Leave Roots in the Ground Whenever Possible
When you pull plants out completely, you remove:
- Carbon sources
- Microbial housing
- Soil structure
Instead:
- Cut plants at soil level
- Leave roots to decay naturally
- Let microbes and worms recycle them
Dead roots become organic matter and create channels for water and air—free soil improvement with zero effort.
Winter Is the Best Time to Plan Soil Improvements
You can’t always work soil in winter—but you can observe it.
Look for:
- Drainage issues
- Erosion patterns
- Compacted paths
- Low organic matter areas
Winter reveals problems clearly because plants aren’t hiding them.
Use this time to plan:
- Cover crop rotations
- Compost needs
- Mulch sources
- Bed redesigns
Healthy soil starts with thoughtful observation.
Snow Is Not a Problem—It’s a Resource
Snow is often misunderstood as a nuisance.
In reality, it:
- Insulates soil from extreme cold
- Slowly releases moisture
- Protects microbes
- Prevents wind erosion
A mulched bed under snow is one of the safest environments soil can have in winter.
Winter Soil Health Reduces Spring Work
When soil is cared for in winter:
- Beds warm faster
- Weeds are reduced
- Soil is softer and easier to plant
- Fertility is already in place
Instead of rushing to “fix” soil in spring, you simply plant into prepared ground.
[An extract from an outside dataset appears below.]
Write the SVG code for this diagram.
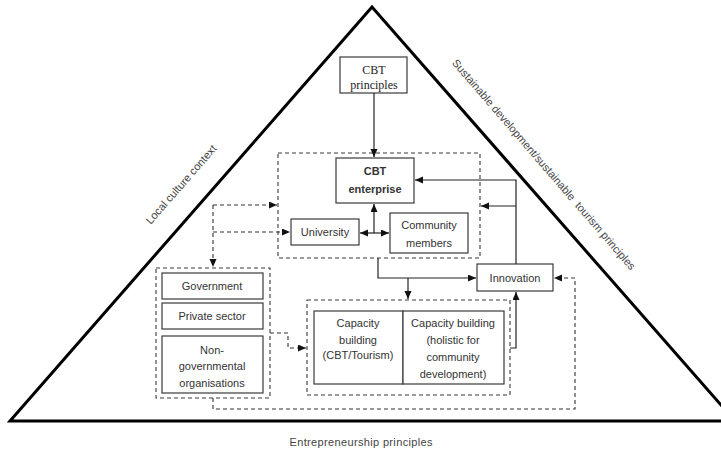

That’s one of the quiet blessings of winter soil care—less stress when the busy season arrives.
Final Thoughts: The Soil Never Sleeps
The homestead may look still in winter, but soil is quietly changing—either improving or degrading.
Every leaf you leave, every bed you mulch, every root you let rot in place is an investment in future harvests.
Winter soil care doesn’t require fancy tools or back-breaking labor. It requires patience, observation, and respect for how nature builds fertility over time.
Care for your soil when no one is watching—and it will reward you when everyone is harvesting.